What is being described as “critical geometry” in the solar system could cause a devastating earthquake on our planet, conspiracy theorists have warned. This is because Venus, Mercury and the Sun are apparently specifically positioned in our galactic neighbourhood in a way their gravity can tug on our planet. The ensuing push and shove from the celestial bodies could cause tension to build in Earth’s tectonic plates, which could ultimately be released as an extremely powerful earthquake.
Self-confessed ‘new-age earthquake researcher’ Frank Hoogerbeets made the bold claim, and warned humanity to be ready.
Writing on his website Ditrianum, Mr Hoogerbeets wrote: “Exceptionally critical geometry could trigger a major to mega-thrust earthquake warning from 30 April to 3 May 2019.
“The geometry is very similar to that at the time of high 7 to 8+ magnitude earthquakes in the past.
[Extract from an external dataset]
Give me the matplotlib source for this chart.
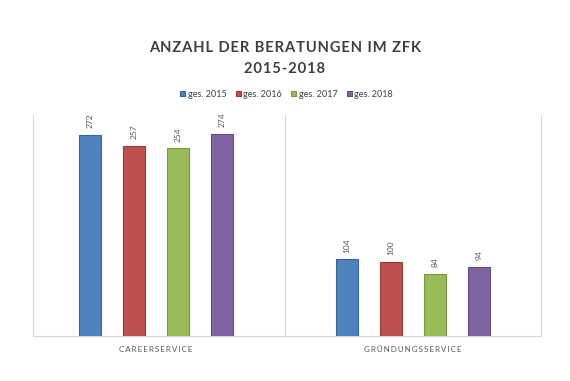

So BE ON WATCH.”
While the Dutch researcher does not give a specific location as to where the supposed earthquake might strike, a magnitude eight tremor would be truly devastating.
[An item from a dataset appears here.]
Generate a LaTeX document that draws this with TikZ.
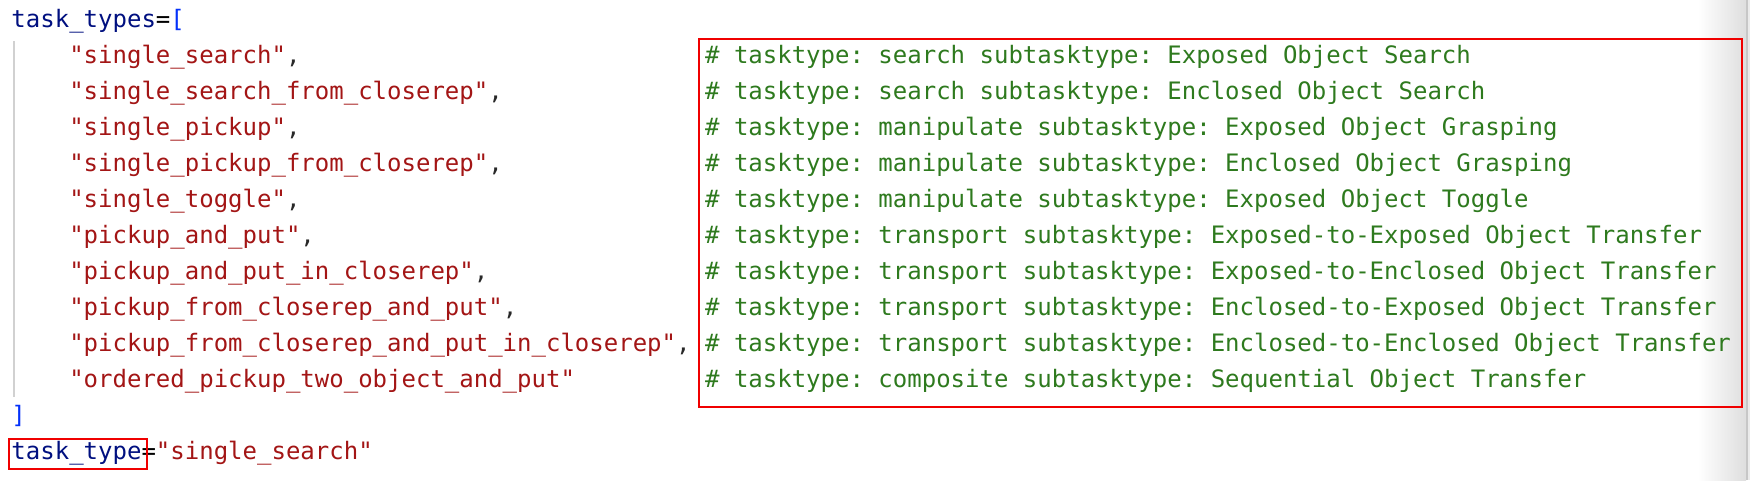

According to Michigan Tech, anything above a magnitude eight is considered a “great earthquake” which can “totally destroy communities near the epicenter”.
The Dutch researcher reached his conclusion using his Solar System Geometry Index (SSGI) which “is the computation of a dataset for a specific time-frame of values given to specific geometric positions of the planets, the Moon and the Sun”.
He said: “After three years of observations, it became clear that some planetary geometry in the Solar System clearly tends to cause a seismic increase, while other geometry does not.”
But experts have previously dismissed Mr Hoogerbeets’ claims, saying that there is no way earthquakes can be predicted.
John Bellini, a geophysicist at the US Geological Survey (USGS) has said: “We can’t predict or forecast earthquakes.
“Sometimes before a large earthquake you’ll have a foreshock or two, but we don’t know they’re foreshocks until the big one happens.”
The USGS completely denies that earthquakes can be forecasted, writing on its website: “Neither the USGS nor any other scientists have ever predicted a major earthquake.
“We do not know how, and we do not expect to know how any time in the foreseeable future.”